Assemble all lines in which the string "chart" appears.

DATASET SECTION:
*-*-*

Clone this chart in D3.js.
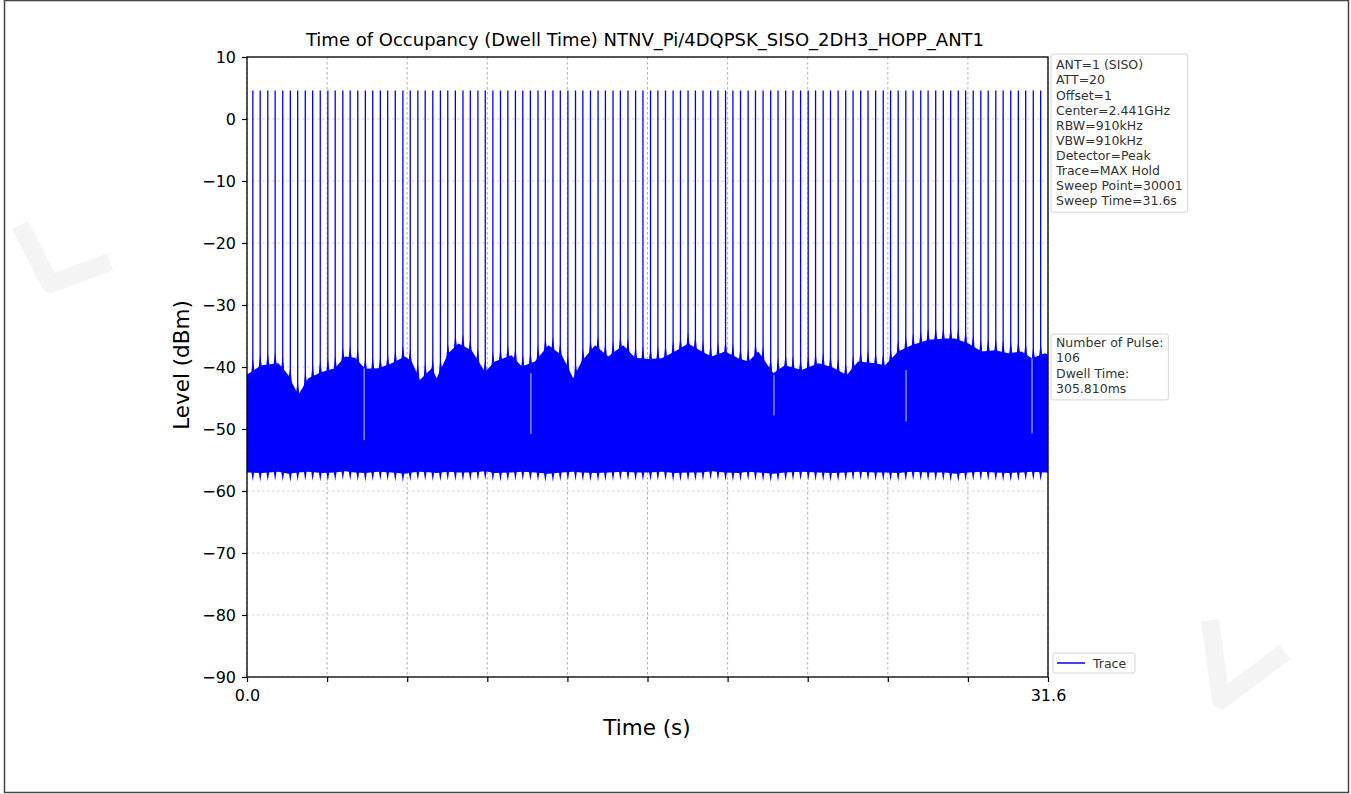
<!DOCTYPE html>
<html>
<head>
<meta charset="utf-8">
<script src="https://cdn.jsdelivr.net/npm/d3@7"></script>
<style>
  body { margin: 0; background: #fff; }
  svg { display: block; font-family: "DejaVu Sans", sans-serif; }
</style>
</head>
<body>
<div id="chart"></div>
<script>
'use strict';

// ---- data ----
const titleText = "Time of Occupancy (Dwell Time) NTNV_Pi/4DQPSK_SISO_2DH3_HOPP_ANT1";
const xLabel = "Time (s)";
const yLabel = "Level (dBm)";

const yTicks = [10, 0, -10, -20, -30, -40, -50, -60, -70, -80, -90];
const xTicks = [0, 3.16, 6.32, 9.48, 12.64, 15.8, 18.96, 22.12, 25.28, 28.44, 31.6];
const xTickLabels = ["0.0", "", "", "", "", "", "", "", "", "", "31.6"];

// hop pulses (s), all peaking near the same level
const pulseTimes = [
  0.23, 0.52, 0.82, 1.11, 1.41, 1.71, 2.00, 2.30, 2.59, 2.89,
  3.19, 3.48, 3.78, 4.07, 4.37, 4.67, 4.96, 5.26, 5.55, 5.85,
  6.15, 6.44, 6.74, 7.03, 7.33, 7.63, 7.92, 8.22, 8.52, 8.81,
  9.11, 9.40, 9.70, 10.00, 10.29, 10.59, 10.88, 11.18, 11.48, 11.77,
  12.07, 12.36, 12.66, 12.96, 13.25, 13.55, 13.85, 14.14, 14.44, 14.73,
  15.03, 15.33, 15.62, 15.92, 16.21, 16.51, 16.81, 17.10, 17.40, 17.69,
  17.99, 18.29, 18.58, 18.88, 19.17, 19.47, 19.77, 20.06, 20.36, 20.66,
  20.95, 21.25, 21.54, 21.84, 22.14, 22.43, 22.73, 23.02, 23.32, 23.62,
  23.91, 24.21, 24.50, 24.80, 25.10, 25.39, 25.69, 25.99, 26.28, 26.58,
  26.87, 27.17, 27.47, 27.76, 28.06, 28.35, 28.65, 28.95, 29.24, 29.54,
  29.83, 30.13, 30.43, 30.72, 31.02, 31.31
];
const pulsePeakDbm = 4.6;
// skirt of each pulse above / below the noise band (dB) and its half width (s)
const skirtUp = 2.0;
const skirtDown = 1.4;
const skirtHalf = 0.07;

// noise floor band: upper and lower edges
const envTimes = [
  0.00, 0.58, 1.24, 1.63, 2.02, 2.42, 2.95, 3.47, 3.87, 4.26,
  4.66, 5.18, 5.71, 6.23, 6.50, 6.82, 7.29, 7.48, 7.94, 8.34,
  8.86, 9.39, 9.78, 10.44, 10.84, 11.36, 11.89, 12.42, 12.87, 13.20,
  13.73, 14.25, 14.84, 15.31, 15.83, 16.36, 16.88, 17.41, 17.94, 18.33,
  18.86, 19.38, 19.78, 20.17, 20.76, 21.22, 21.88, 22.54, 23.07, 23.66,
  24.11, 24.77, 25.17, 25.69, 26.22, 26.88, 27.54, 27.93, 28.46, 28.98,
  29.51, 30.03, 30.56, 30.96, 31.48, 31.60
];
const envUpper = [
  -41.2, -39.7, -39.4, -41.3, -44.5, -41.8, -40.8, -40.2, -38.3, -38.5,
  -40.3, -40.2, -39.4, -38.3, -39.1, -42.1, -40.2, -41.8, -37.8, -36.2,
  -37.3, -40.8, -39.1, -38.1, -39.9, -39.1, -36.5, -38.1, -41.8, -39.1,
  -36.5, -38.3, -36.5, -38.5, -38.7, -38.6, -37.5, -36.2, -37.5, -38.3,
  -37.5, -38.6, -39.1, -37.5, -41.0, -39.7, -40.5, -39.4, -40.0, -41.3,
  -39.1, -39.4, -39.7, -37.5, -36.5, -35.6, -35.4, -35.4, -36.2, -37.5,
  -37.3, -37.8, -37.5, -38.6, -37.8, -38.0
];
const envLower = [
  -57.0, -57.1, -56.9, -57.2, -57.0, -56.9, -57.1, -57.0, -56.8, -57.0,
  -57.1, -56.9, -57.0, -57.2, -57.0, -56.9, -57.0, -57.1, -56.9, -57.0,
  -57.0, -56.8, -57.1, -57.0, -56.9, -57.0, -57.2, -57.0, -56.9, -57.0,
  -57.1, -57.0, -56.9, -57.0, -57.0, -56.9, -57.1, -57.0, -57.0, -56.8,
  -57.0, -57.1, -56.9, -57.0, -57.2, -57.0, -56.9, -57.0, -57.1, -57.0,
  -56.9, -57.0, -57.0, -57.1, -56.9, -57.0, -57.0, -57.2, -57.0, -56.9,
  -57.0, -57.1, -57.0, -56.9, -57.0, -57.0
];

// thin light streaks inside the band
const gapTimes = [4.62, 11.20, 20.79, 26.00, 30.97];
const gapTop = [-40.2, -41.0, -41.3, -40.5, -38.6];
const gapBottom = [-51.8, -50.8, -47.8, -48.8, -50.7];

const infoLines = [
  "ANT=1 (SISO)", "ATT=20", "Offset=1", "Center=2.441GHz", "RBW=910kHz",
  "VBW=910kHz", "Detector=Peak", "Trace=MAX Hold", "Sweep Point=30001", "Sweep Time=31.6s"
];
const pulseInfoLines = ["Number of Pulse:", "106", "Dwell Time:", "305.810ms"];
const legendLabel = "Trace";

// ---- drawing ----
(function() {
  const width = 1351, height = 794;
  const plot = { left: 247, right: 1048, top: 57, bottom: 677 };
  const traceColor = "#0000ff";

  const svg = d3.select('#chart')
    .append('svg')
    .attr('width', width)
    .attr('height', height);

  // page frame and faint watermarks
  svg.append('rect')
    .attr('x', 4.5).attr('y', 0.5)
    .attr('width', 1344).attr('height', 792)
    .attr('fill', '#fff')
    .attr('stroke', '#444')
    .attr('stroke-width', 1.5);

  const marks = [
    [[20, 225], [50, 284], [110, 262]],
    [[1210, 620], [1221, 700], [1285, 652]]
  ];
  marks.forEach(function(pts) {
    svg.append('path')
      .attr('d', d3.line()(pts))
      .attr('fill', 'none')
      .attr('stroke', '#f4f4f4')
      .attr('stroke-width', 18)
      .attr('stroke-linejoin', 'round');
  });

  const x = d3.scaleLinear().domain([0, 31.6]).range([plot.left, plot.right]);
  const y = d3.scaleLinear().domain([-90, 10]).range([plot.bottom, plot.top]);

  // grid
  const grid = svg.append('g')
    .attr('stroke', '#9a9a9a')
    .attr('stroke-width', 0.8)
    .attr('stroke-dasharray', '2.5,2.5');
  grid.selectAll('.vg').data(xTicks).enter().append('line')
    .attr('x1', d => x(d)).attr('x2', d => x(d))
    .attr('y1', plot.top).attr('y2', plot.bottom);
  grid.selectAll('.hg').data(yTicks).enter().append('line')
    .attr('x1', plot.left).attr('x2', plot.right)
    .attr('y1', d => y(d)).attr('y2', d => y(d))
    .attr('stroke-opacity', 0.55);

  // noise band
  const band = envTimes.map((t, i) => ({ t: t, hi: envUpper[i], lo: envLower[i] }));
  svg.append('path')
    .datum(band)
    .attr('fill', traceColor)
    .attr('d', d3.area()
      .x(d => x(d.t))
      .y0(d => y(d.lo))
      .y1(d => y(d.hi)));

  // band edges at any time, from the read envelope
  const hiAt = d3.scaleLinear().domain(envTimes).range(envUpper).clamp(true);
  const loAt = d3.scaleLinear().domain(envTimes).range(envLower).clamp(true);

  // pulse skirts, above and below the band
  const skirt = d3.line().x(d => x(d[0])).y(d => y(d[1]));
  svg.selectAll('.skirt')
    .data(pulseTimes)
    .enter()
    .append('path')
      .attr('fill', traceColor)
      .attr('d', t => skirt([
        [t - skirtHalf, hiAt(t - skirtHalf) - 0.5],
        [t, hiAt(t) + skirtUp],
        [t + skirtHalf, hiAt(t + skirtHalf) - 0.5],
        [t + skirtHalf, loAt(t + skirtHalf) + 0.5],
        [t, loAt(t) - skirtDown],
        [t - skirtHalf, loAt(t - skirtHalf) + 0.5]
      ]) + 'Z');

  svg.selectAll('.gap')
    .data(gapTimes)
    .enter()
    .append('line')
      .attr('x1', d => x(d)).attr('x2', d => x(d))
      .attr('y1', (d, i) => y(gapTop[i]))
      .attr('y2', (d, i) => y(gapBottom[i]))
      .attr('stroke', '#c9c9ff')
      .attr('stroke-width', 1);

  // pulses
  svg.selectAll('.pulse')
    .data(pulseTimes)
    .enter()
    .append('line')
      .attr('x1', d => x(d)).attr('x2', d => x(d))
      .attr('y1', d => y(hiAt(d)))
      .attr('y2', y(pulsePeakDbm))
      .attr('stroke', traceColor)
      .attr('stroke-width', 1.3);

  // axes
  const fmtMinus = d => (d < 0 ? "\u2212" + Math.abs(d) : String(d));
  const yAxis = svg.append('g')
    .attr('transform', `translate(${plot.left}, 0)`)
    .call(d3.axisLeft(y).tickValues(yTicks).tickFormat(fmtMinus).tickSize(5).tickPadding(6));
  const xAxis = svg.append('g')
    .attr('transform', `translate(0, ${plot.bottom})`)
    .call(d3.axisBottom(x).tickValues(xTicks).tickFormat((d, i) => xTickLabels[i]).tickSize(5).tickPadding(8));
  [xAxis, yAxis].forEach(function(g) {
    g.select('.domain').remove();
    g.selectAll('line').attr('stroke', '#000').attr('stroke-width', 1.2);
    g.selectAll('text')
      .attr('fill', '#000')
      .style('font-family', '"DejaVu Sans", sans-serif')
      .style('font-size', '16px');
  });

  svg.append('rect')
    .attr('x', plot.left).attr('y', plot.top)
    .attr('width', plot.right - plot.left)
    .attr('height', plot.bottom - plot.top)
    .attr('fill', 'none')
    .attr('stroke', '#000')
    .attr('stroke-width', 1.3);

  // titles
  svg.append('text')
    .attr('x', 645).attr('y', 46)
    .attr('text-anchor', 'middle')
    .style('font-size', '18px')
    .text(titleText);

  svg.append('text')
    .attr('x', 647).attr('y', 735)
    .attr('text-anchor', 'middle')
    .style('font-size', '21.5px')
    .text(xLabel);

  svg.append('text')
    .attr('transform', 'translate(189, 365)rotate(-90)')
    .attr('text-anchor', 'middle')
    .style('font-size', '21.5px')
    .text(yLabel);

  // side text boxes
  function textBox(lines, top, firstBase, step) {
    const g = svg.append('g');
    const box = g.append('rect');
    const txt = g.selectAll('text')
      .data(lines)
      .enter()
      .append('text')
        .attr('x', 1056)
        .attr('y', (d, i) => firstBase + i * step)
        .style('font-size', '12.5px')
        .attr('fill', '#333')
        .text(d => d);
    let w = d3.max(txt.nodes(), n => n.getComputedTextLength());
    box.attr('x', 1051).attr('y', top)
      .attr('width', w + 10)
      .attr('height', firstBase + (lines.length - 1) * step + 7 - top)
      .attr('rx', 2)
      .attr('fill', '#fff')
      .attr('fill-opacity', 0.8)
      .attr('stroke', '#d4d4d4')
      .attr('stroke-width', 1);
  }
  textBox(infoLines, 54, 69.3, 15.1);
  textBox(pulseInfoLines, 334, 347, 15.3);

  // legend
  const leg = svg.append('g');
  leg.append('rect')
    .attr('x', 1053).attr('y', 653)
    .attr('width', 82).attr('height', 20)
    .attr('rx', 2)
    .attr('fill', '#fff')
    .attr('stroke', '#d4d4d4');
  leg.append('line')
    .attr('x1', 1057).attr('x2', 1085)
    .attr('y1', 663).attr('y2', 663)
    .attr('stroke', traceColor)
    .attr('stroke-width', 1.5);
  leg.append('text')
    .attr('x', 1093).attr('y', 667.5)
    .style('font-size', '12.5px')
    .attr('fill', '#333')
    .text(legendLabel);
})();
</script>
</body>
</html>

*-*-*

RESULT OF THE EXERCISE:
Clone this chart in D3.js.
<div id="chart"></div>
  const svg = d3.select('#chart')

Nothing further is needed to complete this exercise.